Czar Coolio! Ixnay to the ippiechicksay. Say it with me now: tech fleece, not tie-dye. And I will most likely be armed.

fishy said...

Wow Moi! You picked up on the Patricio vibe like a heat seeker. That Spaniard purely loved to make up jingles, adding verses as the days activites progressed. Did I mention he was also a linguist (8 languages),
grew up ranching and when I met him had been discharged from the United States Marine Corps for less then 24 hours? It really is a miracle I survived my twenties. And Hermes.

fishy said...

Oh.
forgot to mention ... take a peek at the 100 mile long Foothills National Recreational Trail or others listed for the Sumter National Forest. I've done a segment of this ....very beautiful but parts are rated as extreme challenge of dangerous. I did not do any rated above medium and I prayed. A lot.

moi said...

Fishy: We need, NEED to hear that story. And I will Google Foothills National Rec Trail. Sounds like fun!

chickory said...

I'll bring the hippie.

Hey, Czar! That is awesome!! Thank you.

uh, Moi. you might change your mind about hiking with me after reading my latest post. grrrhahahaha

chickory said...

and hey. wouldnt "the fat-woman incident" amke a great band name?

czar said...

@Chick: No problem. I still haven't forgotten you said you'd do the Upper Gauley with me.

moi said...

Chickory: I remember you taking us off trail and thinking, "She must know where she's going, right?" :o) Glad you're safe. And I bet Trout is snoozing away, too. Not sure The Fat Woman Incident name would pass the P.C. police, or that we wouldn't have to pay Troll some kind of royalty, but I dig it.

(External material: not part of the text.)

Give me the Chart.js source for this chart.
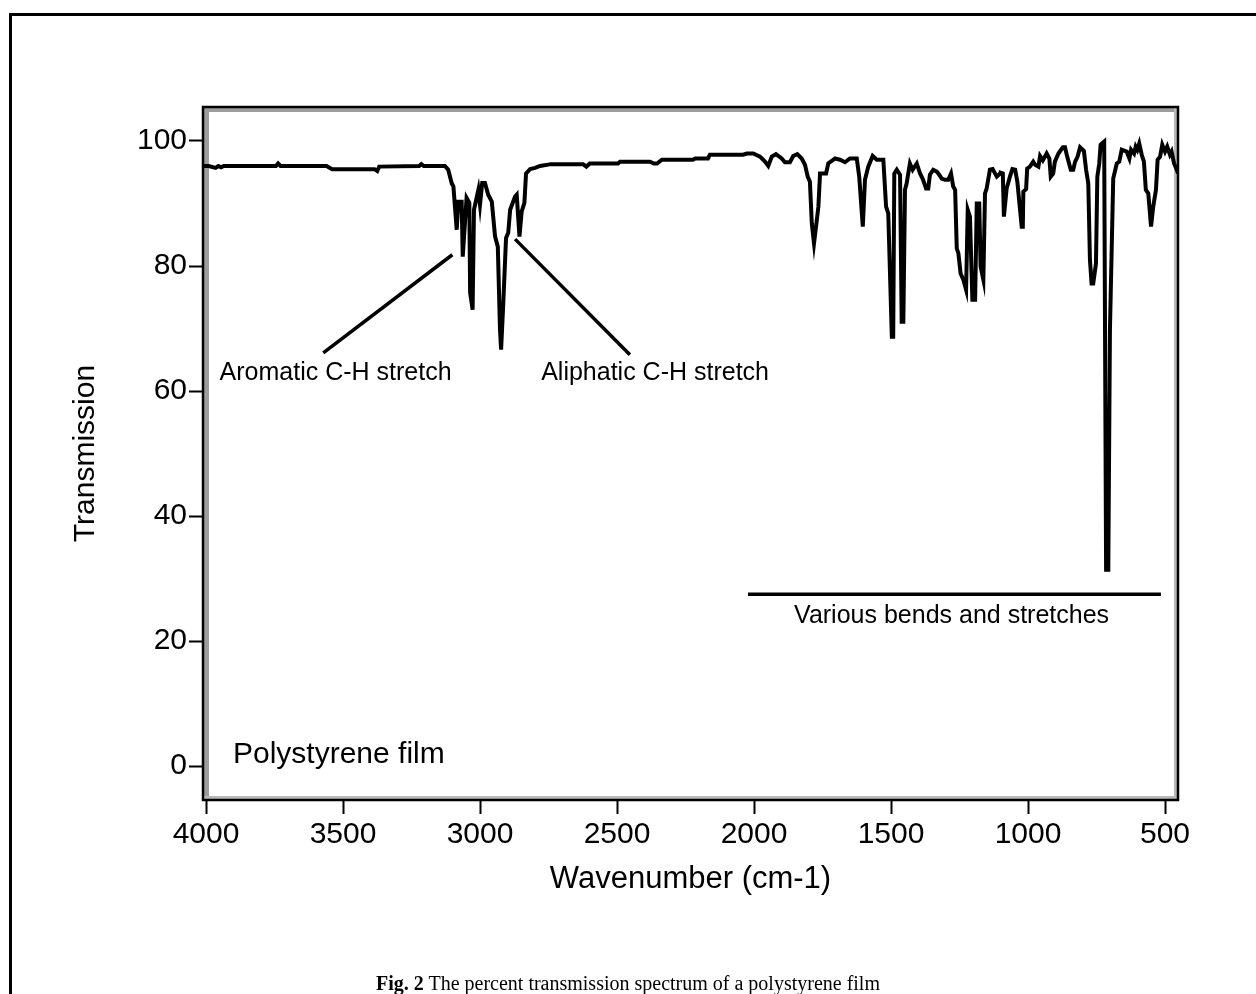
<!DOCTYPE html>
<html>
<head>
<meta charset="utf-8">
<script src="https://cdn.jsdelivr.net/npm/chart.js@4/dist/chart.umd.min.js"></script>
<style>
html,body{margin:0;padding:0;background:#fff;overflow:hidden;width:1256px;height:994px;}
#frame{position:absolute;left:9px;top:13px;width:1400px;height:1200px;border-top:3px solid #000;border-left:3px solid #000;box-sizing:border-box;}
#wrap{position:absolute;left:0;top:0;width:1256px;height:994px;}
#caption{position:absolute;left:0;top:973px;width:1256px;text-align:center;font-family:"Liberation Serif","Times New Roman",serif;font-size:20px;line-height:20px;color:#000;white-space:nowrap;}
</style>
</head>
<body>
<div id="frame"></div>
<div id="wrap"><canvas id="c" width="1256" height="994"></canvas></div>
<div id="caption"><b>Fig. 2</b> The percent transmission spectrum of a polystyrene film</div>
<script>
// ---- data ----
const wavenumbers = [
 4011,3990,3965,3955,3945,3935,3745,3737,3728,3560,3540,3385,3375,3368,3222,3214,3205,3128,
 3116,3103,3097,3085,3079,3067,3063,3049,3039,3036,3027,3022,3006,3000,2992,2982,2970,2957,
 2945,2935,2927,2923,2915,2905,2897,2890,2872,2866,2856,2848,2838,2832,2817,2799,2781,2741,
 2624,2612,2599,2496,2489,2380,2365,2354,2336,2223,2215,2168,2161,2040,2026,2003,1978,1960,
 1948,1935,1920,1899,1887,1869,1857,1842,1826,1814,1804,1796,1789,1781,1765,1759,1737,1729,
 1704,1686,1668,1650,1625,1616,1603,1595,1583,1567,1552,1528,1518,1510,1497,1492,1488,1479,
 1467,1461,1455,1449,1443,1431,1421,1406,1394,1384,1372,1364,1358,1346,1333,1324,1315,1303,
 1291,1281,1273,1266,1260,1254,1246,1236,1226,1220,1212,1203,1193,1187,1178,1173,1163,1157,
 1151,1139,1129,1114,1102,1099,1092,1088,1078,1066,1057,1047,1039,1029,1023,1019,1017,1007,
 1003,993,981,974,962,956,946,932,922,917,908,902,889,873,865,857,844,835,828,819,810,796,
 788,780,774,768,762,752,747,740,735,722,715,707,701,689,676,667,658,640,630,624,613,607,
 601,594,585,577,570,561,551,543,533,527,518,510,500,492,482,476,467,457,452
];
const transmission = [
 96.0,96.0,95.7,96.0,95.8,96.0,96.0,96.4,96.0,96.0,95.5,95.5,95.2,95.9,96.0,96.3,96.0,96.0,
 95.4,93.2,92.7,85.8,90.3,90.3,81.5,90.9,90.1,75.7,73.0,89.0,92.2,89.8,93.3,93.3,91.4,90.3,
 84.7,83.1,69.8,66.6,74.1,84.5,85.3,89.0,91.1,91.4,84.7,88.7,90.1,94.8,95.5,95.7,96.0,96.3,
 96.3,95.9,96.4,96.4,96.7,96.7,96.4,96.4,97.0,97.0,97.2,97.2,97.8,97.8,98.0,98.0,97.5,96.7,
 96.0,97.5,97.9,97.2,96.6,96.6,97.6,97.9,97.2,96.2,94.3,93.5,86.8,83.6,89.5,94.8,94.8,96.4,
 97.2,97.0,96.6,97.2,97.2,94.3,86.3,93.8,95.9,97.6,97.0,97.0,89.5,88.4,68.7,68.7,94.8,95.4,
 94.6,71.1,71.1,92.2,93.2,96.4,95.4,96.4,94.8,93.9,92.4,92.4,94.6,95.4,95.1,94.6,94.0,93.8,
 93.8,94.8,92.7,92.2,82.8,82.0,78.8,77.8,76.2,89.0,87.9,74.6,74.6,90.0,90.0,79.9,77.8,91.6,
 92.4,95.4,95.5,94.3,94.8,94.9,94.8,87.9,92.4,94.3,95.5,95.4,93.5,89.0,86.3,86.3,91.9,92.3,
 95.6,95.9,96.7,96.2,95.9,97.6,96.9,98.0,97.2,94.3,94.8,96.7,98.0,99.0,99.0,97.5,95.4,95.4,96.7,97.5,99.0,98.4,
 95.4,93.2,81.0,77.2,77.2,80.4,94.3,96.4,99.4,99.9,31.4,31.4,69.8,94.0,96.4,96.7,98.6,98.3,97.2,98.6,98.0,99.1,
 98.6,99.6,97.8,96.7,92.2,91.6,86.3,89.5,92.2,97.0,97.5,99.4,98.3,99.1,97.8,98.3,96.4,95.4,94.8
];
const xTickValues = [4000,3500,3000,2500,2000,1500,1000,500];
const yTickValues = [0,20,40,60,80,100];
const xTitle = 'Wavenumber (cm-1)';
const yTitle = 'Transmission';

// annotation lines (wavenumber, transmission endpoints)
const annotationLines = [
  [[3572,66.1],[3101,81.8]],
  [[2872,84.3],[2453,65.8]],
  [[2022,27.5],[515,27.5]]
];
// annotation labels: text, wavenumber, transmission (baseline), alignment, size
const annotationLabels = [
  ['Aromatic C-H stretch',3527,61.76,'center',25],
  ['Aliphatic C-H stretch',2361,61.76,'center',25],
  ['Various bends and stretches',1279,22.9,'center',25],
  ['Polystyrene film',3901.5,0.55,'left',30]
];

const FONT = '"Liberation Sans", Arial, sans-serif';
const points = wavenumbers.map((w,i)=>({x:w,y:transmission[i]}));

const framePlugin = {
  id:'frame',
  beforeDatasetsDraw(chart){
    const {ctx} = chart; const {left,top,right,bottom} = chart.chartArea;
    ctx.save();
    ctx.fillStyle = '#9c9c9c';
    ctx.fillRect(left, top, right-left, 5);
    ctx.fillRect(left, top, 6, bottom-top);
    ctx.fillStyle = '#b8b8b8';
    ctx.fillRect(right-4, top, 4, bottom-top);
    ctx.fillRect(left, bottom-4, right-left, 4);
    ctx.strokeStyle = '#000'; ctx.lineWidth = 2.5;
    ctx.strokeRect(left, top, right-left, bottom-top);
    ctx.restore();
  }
};

const annotPlugin = {
  id:'annot',
  afterDatasetsDraw(chart){
    const {ctx} = chart; const xs = chart.scales.x, ys = chart.scales.y;
    ctx.save();
    ctx.strokeStyle = '#000'; ctx.lineWidth = 3.5; ctx.lineCap = 'butt';
    annotationLines.forEach(l=>{
      ctx.beginPath();
      ctx.moveTo(xs.getPixelForValue(l[0][0]), ys.getPixelForValue(l[0][1]));
      ctx.lineTo(xs.getPixelForValue(l[1][0]), ys.getPixelForValue(l[1][1]));
      ctx.stroke();
    });
    ctx.fillStyle = '#000'; ctx.textBaseline = 'alphabetic';
    annotationLabels.forEach(a=>{
      ctx.font = a[4] + 'px ' + FONT;
      ctx.textAlign = a[3];
      ctx.fillText(a[0], xs.getPixelForValue(a[1]), ys.getPixelForValue(a[2]));
    });
    ctx.restore();
  }
};

new Chart(document.getElementById('c'), {
  type:'line',
  data:{datasets:[{data:points,borderColor:'#000',borderWidth:4,pointRadius:0,tension:0,fill:false,borderJoinStyle:'miter'}]},
  options:{
    responsive:false, animation:false, devicePixelRatio:1,
    layout:{padding:{left:0,top:107,right:78,bottom:0}},
    plugins:{legend:{display:false},tooltip:{enabled:false}},
    scales:{
      x:{
        type:'linear', reverse:true, min:452.6, max:4010.95,
        afterFit:s=>{s.height=194;},
        afterBuildTicks:s=>{s.ticks = xTickValues.map(v=>({value:v}));},
        grid:{display:true,drawOnChartArea:false,drawTicks:true,tickLength:14,tickWidth:2,tickColor:'#000'},
        border:{display:false},
        ticks:{color:'#000',font:{family:FONT,size:30},padding:3,maxRotation:0,autoSkip:false,callback:v=>String(v)},
        title:{display:true,text:xTitle,color:'#000',font:{family:FONT,size:31},padding:{top:0,bottom:96}}
      },
      y:{
        type:'linear', min:-5.44, max:105.44,
        afterFit:s=>{s.width=203;},
        afterBuildTicks:s=>{s.ticks = yTickValues.map(v=>({value:v}));},
        grid:{display:true,drawOnChartArea:false,drawTicks:true,tickLength:14,tickWidth:2,tickColor:'#000'},
        border:{display:false},
        ticks:{color:'#000',font:{family:FONT,size:30},padding:2,autoSkip:false,callback:v=>String(v)},
        title:{display:true,text:yTitle,color:'#000',font:{family:FONT,size:30},padding:{top:68,bottom:0}}
      }
    }
  },
  plugins:[framePlugin, annotPlugin]
});
</script>
</body>
</html>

Czar: I knew there was a speed demon/extreme athlete in you somewhere.

darkfoam said...

I ran a 1/2 marathon once. The most I had run before that was perhaps a mile or 2.
I jumped off a very, very high cliff once into the New River .. I have a fear of heights.

moi said...

Foam: Wow! Both of those are impressive. And scary, especially jumping off a high cliff. I would freeze to the spot.